* **Stated task**:
Everything in the data should be repeated exactly, save for the images.

━━━━━ Recorded information ━━━━━

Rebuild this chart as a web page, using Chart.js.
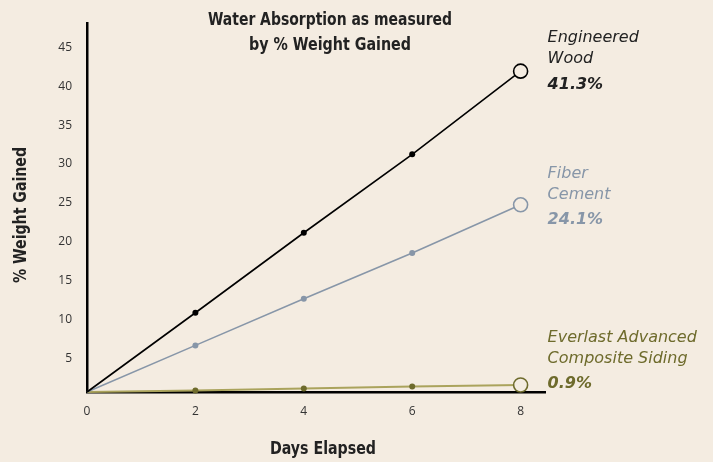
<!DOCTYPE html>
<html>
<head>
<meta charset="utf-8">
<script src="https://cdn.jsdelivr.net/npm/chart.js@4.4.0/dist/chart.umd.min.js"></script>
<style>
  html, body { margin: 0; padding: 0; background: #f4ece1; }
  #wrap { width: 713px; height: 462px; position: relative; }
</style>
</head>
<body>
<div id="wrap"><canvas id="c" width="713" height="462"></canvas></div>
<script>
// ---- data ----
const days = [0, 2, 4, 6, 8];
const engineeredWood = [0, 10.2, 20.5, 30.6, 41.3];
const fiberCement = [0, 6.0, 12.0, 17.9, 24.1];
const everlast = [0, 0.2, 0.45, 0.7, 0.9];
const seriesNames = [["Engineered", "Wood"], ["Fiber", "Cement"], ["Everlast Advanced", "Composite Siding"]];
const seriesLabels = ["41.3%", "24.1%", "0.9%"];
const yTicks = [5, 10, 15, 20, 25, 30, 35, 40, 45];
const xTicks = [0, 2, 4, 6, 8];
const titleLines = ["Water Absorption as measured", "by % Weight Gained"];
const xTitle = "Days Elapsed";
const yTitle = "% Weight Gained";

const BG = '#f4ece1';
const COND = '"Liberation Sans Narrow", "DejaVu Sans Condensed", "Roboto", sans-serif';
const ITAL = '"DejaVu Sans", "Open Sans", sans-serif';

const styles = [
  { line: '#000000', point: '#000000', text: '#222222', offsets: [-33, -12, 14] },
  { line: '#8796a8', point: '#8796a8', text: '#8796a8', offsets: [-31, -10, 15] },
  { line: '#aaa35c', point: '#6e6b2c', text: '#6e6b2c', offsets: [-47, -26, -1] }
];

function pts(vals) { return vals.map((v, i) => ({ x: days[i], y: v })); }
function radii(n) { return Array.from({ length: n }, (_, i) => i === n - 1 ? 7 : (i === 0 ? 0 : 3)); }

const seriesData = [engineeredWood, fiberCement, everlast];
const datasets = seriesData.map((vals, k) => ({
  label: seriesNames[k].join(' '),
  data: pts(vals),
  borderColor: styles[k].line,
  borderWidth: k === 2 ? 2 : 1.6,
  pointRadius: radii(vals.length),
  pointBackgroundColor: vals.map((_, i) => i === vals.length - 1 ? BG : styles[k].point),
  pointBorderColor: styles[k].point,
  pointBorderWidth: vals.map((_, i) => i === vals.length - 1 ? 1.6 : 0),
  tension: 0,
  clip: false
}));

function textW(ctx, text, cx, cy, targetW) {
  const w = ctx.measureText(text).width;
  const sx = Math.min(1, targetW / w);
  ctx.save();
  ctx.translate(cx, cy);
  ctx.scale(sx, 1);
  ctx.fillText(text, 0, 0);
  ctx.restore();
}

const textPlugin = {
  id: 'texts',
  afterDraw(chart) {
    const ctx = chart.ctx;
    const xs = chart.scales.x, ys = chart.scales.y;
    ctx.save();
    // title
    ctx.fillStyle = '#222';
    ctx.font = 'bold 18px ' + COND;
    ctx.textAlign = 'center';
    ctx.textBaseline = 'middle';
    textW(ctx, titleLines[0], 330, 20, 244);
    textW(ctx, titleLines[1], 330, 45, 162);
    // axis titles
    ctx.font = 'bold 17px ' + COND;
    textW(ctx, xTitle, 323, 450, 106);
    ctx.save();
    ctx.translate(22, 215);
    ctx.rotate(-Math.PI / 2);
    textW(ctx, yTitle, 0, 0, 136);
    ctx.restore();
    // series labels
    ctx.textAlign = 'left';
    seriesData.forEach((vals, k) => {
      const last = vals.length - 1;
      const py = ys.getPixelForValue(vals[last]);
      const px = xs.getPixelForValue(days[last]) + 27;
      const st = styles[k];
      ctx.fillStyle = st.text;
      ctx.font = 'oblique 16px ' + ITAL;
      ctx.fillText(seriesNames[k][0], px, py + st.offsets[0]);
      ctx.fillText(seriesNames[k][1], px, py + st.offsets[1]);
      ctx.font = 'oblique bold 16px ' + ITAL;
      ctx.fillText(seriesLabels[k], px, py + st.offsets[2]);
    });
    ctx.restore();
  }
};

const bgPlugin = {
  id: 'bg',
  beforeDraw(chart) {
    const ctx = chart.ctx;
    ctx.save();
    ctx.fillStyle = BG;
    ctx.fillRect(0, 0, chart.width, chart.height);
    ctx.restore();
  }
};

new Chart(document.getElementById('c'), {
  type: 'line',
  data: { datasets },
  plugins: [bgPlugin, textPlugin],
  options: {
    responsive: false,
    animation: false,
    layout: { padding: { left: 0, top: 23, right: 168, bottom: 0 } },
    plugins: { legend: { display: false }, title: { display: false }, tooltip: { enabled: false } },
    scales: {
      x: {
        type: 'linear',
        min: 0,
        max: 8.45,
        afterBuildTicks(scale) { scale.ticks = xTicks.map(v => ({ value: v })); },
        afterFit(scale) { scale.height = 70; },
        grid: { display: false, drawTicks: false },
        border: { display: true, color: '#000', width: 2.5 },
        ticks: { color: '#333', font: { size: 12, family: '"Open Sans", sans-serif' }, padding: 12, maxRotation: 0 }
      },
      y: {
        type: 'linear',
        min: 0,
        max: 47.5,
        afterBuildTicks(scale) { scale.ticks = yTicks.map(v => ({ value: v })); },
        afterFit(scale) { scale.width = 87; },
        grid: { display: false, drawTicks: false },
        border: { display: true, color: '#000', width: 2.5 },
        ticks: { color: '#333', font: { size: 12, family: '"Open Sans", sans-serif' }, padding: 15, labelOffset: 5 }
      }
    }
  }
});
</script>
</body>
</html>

━━━━━

* **Exercise answer**:
Rebuild this chart as a web page, using Chart.js.
<!DOCTYPE html>
<html>
<head>
<meta charset="utf-8">
<script src="https://cdn.jsdelivr.net/npm/chart.js@4.4.0/dist/chart.umd.min.js"></script>
<style>
  html, body { margin: 0; padding: 0; background: #f4ece1; }
  #wrap { width: 713px; height: 462px; position: relative; }
</style>
</head>
<body>
<div id="wrap"><canvas id="c" width="713" height="462"></canvas></div>
<script>
// ---- data ----
const days = [0, 2, 4, 6, 8];
const engineeredWood = [0, 10.2, 20.5, 30.6, 41.3];
const fiberCement = [0, 6.0, 12.0, 17.9, 24.1];
const everlast = [0, 0.2, 0.45, 0.7, 0.9];
const seriesNames = [["Engineered", "Wood"], ["Fiber", "Cement"], ["Everlast Advanced", "Composite Siding"]];
const seriesLabels = ["41.3%", "24.1%", "0.9%"];
const yTicks = [5, 10, 15, 20, 25, 30, 35, 40, 45];
const xTicks = [0, 2, 4, 6, 8];
const titleLines = ["Water Absorption as measured", "by % Weight Gained"];
const xTitle = "Days Elapsed";
const yTitle = "% Weight Gained";

const BG = '#f4ece1';
const COND = '"Liberation Sans Narrow", "DejaVu Sans Condensed", "Roboto", sans-serif';
const ITAL = '"DejaVu Sans", "Open Sans", sans-serif';

const styles = [
  { line: '#000000', point: '#000000', text: '#222222', offsets: [-33, -12, 14] },
  { line: '#8796a8', point: '#8796a8', text: '#8796a8', offsets: [-31, -10, 15] },
  { line: '#aaa35c', point: '#6e6b2c', text: '#6e6b2c', offsets: [-47, -26, -1] }
];

function pts(vals) { return vals.map((v, i) => ({ x: days[i], y: v })); }
function radii(n) { return Array.from({ length: n }, (_, i) => i === n - 1 ? 7 : (i === 0 ? 0 : 3)); }

const seriesData = [engineeredWood, fiberCement, everlast];
const datasets = seriesData.map((vals, k) => ({
  label: seriesNames[k].join(' '),
  data: pts(vals),
  borderColor: styles[k].line,
  borderWidth: k === 2 ? 2 : 1.6,
  pointRadius: radii(vals.length),
  pointBackgroundColor: vals.map((_, i) => i === vals.length - 1 ? BG : styles[k].point),
  pointBorderColor: styles[k].point,
  pointBorderWidth: vals.map((_, i) => i === vals.length - 1 ? 1.6 : 0),
  tension: 0,
  clip: false
}));

function textW(ctx, text, cx, cy, targetW) {
  const w = ctx.measureText(text).width;
  const sx = Math.min(1, targetW / w);
  ctx.save();
  ctx.translate(cx, cy);
  ctx.scale(sx, 1);
  ctx.fillText(text, 0, 0);
  ctx.restore();
}

const textPlugin = {
  id: 'texts',
  afterDraw(chart) {
    const ctx = chart.ctx;
    const xs = chart.scales.x, ys = chart.scales.y;
    ctx.save();
    // title
    ctx.fillStyle = '#222';
    ctx.font = 'bold 18px ' + COND;
    ctx.textAlign = 'center';
    ctx.textBaseline = 'middle';
    textW(ctx, titleLines[0], 330, 20, 244);
    textW(ctx, titleLines[1], 330, 45, 162);
    // axis titles
    ctx.font = 'bold 17px ' + COND;
    textW(ctx, xTitle, 323, 450, 106);
    ctx.save();
    ctx.translate(22, 215);
    ctx.rotate(-Math.PI / 2);
    textW(ctx, yTitle, 0, 0, 136);
    ctx.restore();
    // series labels
    ctx.textAlign = 'left';
    seriesData.forEach((vals, k) => {
      const last = vals.length - 1;
      const py = ys.getPixelForValue(vals[last]);
      const px = xs.getPixelForValue(days[last]) + 27;
      const st = styles[k];
      ctx.fillStyle = st.text;
      ctx.font = 'oblique 16px ' + ITAL;
      ctx.fillText(seriesNames[k][0], px, py + st.offsets[0]);
      ctx.fillText(seriesNames[k][1], px, py + st.offsets[1]);
      ctx.font = 'oblique bold 16px ' + ITAL;
      ctx.fillText(seriesLabels[k], px, py + st.offsets[2]);
    });
    ctx.restore();
  }
};

const bgPlugin = {
  id: 'bg',
  beforeDraw(chart) {
    const ctx = chart.ctx;
    ctx.save();
    ctx.fillStyle = BG;
    ctx.fillRect(0, 0, chart.width, chart.height);
    ctx.restore();
  }
};

new Chart(document.getElementById('c'), {
  type: 'line',
  data: { datasets },
  plugins: [bgPlugin, textPlugin],
  options: {
    responsive: false,
    animation: false,
    layout: { padding: { left: 0, top: 23, right: 168, bottom: 0 } },
    plugins: { legend: { display: false }, title: { display: false }, tooltip: { enabled: false } },
    scales: {
      x: {
        type: 'linear',
        min: 0,
        max: 8.45,
        afterBuildTicks(scale) { scale.ticks = xTicks.map(v => ({ value: v })); },
        afterFit(scale) { scale.height = 70; },
        grid: { display: false, drawTicks: false },
        border: { display: true, color: '#000', width: 2.5 },
        ticks: { color: '#333', font: { size: 12, family: '"Open Sans", sans-serif' }, padding: 12, maxRotation: 0 }
      },
      y: {
        type: 'linear',
        min: 0,
        max: 47.5,
        afterBuildTicks(scale) { scale.ticks = yTicks.map(v => ({ value: v })); },
        afterFit(scale) { scale.width = 87; },
        grid: { display: false, drawTicks: false },
        border: { display: true, color: '#000', width: 2.5 },
        ticks: { color: '#333', font: { size: 12, family: '"Open Sans", sans-serif' }, padding: 15, labelOffset: 5 }
      }
    }
  }
});
</script>
</body>
</html>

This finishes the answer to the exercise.